> Goal
Return only those lines from the line containing "Rebuild this chart" to the line containing "const labelEvery = 24;", both included, and please omit the pictures.

> Records for the exercise
--------------------

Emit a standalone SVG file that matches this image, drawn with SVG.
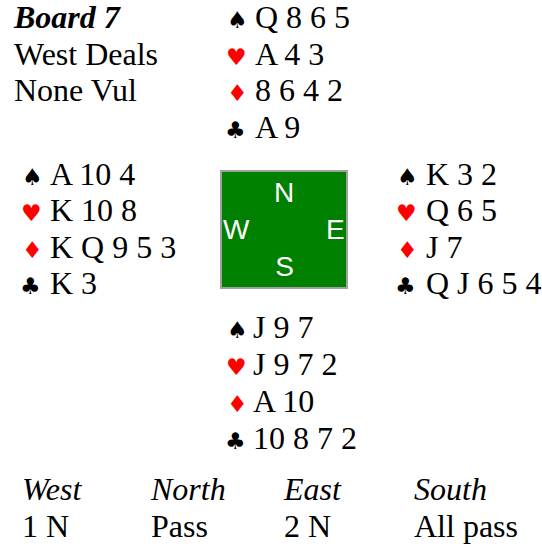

--------------------

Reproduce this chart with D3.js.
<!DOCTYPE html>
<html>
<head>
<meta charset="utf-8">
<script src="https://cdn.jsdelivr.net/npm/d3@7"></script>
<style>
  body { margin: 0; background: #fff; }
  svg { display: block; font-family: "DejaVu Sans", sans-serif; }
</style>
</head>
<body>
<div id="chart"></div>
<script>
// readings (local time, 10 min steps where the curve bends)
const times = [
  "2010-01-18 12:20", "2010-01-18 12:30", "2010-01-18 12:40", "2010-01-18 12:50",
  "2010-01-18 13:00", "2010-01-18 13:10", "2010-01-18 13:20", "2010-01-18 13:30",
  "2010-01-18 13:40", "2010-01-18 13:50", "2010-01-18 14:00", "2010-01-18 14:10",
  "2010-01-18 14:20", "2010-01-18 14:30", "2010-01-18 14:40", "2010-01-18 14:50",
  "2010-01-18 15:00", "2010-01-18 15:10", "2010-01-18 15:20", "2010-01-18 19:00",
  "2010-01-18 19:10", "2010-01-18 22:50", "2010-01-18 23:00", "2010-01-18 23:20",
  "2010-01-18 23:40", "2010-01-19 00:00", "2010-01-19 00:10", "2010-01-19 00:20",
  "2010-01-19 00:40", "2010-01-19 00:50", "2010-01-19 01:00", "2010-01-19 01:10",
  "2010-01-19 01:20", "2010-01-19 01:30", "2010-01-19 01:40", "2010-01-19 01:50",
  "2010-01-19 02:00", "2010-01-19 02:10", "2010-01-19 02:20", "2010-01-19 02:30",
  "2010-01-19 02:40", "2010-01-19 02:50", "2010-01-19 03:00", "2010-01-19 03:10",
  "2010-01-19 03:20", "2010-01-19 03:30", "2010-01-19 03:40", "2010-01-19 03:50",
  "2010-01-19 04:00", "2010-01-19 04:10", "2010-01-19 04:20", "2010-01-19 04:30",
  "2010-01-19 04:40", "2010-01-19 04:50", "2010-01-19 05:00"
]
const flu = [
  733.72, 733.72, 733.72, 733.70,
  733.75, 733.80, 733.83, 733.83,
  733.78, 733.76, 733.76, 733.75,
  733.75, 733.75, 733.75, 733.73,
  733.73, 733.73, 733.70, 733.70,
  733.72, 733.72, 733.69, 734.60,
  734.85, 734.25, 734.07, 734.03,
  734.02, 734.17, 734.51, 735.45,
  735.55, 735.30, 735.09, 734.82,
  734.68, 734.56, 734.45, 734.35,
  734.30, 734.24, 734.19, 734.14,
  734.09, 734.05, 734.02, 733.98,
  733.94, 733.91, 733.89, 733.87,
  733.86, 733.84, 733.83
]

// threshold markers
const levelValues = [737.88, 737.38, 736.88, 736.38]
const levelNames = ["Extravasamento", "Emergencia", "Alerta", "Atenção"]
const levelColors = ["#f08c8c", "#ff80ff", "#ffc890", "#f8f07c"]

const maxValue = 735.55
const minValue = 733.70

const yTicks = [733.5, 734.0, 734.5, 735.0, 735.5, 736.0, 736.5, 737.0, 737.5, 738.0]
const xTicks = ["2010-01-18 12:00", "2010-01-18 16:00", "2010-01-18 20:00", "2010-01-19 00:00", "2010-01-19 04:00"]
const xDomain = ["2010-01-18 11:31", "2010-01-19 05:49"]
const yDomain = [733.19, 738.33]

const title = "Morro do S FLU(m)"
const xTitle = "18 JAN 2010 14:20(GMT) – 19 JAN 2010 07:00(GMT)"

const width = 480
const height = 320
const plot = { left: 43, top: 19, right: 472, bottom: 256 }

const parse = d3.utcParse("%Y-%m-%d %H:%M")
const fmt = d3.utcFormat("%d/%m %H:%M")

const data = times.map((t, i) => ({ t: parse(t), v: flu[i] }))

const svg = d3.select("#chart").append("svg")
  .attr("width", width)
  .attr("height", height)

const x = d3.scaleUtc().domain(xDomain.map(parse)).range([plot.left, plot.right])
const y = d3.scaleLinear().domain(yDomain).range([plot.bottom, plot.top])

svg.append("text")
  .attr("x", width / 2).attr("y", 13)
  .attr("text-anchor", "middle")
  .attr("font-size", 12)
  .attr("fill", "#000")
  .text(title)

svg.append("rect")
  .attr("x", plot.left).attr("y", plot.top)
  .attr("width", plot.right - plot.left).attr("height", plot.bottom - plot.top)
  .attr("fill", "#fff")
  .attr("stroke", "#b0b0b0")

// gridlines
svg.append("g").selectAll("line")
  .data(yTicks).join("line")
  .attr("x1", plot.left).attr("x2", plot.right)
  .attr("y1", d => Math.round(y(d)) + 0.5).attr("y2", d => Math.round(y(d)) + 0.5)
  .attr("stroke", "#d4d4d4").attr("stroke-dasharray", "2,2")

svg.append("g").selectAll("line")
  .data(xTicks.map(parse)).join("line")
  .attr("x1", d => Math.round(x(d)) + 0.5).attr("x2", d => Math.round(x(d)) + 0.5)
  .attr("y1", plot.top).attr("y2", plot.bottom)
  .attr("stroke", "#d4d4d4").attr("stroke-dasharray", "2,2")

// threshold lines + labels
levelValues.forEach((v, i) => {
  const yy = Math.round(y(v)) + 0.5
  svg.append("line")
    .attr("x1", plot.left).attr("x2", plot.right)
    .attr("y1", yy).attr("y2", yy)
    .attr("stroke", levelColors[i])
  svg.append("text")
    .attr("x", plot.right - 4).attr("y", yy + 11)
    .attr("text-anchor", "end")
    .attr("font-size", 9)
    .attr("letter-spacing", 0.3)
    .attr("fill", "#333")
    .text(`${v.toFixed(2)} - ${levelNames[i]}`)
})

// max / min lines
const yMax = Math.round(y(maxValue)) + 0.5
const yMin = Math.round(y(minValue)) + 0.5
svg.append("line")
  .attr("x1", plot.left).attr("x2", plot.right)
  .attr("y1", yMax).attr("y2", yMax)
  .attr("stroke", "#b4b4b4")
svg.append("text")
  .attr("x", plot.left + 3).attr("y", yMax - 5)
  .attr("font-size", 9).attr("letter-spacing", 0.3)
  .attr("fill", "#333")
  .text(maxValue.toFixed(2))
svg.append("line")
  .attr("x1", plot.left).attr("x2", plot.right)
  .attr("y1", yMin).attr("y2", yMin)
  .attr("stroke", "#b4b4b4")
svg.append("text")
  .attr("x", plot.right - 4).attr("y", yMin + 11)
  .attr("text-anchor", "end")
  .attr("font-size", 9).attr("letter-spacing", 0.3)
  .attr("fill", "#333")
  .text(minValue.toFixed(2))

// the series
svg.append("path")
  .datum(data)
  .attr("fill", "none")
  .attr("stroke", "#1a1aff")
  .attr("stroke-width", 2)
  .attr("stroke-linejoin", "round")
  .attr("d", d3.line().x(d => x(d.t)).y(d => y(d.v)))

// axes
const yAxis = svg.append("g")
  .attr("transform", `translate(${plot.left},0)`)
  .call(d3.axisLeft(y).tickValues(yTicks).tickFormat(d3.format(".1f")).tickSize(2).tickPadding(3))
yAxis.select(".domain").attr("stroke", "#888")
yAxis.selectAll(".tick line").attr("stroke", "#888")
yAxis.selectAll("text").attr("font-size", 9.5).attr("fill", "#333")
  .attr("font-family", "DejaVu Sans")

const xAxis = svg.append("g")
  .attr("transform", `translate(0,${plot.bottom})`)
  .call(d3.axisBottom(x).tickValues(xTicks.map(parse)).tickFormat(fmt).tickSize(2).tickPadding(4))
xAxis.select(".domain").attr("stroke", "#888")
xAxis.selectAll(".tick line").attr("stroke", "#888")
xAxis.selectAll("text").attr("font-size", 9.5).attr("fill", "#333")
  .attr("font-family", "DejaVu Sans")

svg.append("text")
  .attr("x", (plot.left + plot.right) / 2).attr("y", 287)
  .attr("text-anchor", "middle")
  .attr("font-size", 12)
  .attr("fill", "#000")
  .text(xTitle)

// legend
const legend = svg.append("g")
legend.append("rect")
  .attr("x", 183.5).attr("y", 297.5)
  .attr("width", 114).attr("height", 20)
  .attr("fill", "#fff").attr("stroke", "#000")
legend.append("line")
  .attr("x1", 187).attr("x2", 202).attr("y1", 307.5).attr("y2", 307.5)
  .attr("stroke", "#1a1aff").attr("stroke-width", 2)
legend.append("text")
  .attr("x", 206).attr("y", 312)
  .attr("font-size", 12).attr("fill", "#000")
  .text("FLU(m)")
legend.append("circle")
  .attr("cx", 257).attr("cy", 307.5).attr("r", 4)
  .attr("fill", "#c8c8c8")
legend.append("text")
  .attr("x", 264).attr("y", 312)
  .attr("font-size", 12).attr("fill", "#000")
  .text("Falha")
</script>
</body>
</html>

--------------------

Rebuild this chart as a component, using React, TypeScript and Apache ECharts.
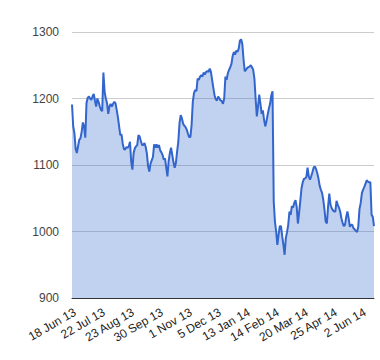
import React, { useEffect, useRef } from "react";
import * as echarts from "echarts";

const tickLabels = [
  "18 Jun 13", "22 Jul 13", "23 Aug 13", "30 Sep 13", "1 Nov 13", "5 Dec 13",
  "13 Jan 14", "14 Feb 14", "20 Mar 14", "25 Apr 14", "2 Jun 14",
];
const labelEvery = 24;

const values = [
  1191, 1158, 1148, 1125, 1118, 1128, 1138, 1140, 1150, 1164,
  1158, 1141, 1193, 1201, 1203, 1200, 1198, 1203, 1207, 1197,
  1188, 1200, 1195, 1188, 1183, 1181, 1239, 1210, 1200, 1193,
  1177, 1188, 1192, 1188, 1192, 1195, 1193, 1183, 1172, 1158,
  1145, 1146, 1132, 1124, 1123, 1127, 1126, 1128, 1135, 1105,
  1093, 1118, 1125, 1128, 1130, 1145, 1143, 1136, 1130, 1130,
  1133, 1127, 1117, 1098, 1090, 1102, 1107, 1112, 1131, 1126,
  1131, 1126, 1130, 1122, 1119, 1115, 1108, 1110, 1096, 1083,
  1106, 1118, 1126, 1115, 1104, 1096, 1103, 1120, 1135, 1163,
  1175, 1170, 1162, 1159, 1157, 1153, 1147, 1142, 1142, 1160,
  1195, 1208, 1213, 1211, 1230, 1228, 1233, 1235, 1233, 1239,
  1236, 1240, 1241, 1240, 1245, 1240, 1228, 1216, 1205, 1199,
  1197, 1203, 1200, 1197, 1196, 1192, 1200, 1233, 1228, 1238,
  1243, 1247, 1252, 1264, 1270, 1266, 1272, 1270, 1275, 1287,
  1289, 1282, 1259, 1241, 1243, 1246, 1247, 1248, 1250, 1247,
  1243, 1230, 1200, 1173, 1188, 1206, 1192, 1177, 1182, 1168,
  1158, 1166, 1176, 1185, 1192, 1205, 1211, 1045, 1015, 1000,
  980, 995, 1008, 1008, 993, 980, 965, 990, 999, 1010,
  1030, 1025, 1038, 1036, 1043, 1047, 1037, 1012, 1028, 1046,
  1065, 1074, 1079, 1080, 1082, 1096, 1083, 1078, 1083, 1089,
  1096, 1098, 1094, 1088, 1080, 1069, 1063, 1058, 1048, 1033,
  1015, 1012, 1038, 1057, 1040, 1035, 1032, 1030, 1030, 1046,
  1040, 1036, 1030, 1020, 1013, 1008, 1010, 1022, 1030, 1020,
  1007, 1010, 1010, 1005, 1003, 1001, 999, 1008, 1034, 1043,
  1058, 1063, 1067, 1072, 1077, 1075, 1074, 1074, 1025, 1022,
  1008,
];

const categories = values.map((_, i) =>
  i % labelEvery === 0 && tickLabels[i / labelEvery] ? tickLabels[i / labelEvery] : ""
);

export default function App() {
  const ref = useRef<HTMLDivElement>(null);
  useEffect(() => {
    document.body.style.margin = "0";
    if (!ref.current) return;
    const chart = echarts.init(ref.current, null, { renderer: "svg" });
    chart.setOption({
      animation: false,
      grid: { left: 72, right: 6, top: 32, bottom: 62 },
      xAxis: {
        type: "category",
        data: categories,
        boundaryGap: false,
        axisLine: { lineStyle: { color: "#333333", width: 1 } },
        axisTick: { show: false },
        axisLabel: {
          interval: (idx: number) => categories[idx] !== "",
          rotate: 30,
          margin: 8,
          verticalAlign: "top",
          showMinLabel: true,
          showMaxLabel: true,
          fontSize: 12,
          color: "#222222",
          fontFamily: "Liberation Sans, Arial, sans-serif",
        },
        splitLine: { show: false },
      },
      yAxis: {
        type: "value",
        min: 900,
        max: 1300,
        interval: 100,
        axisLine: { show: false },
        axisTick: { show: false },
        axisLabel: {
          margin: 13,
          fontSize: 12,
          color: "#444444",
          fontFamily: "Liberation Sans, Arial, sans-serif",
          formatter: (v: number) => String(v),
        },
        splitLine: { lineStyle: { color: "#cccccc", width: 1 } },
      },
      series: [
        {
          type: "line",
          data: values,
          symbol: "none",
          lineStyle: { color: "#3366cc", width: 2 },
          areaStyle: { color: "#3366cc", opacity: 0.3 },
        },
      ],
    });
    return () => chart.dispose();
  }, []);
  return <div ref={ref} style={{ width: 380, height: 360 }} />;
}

--------------------

> Answer to the exercise
Rebuild this chart as a component, using React, TypeScript and Apache ECharts.
import React, { useEffect, useRef } from "react";
import * as echarts from "echarts";

const tickLabels = [
  "18 Jun 13", "22 Jul 13", "23 Aug 13", "30 Sep 13", "1 Nov 13", "5 Dec 13",
  "13 Jan 14", "14 Feb 14", "20 Mar 14", "25 Apr 14", "2 Jun 14",
];
const labelEvery = 24;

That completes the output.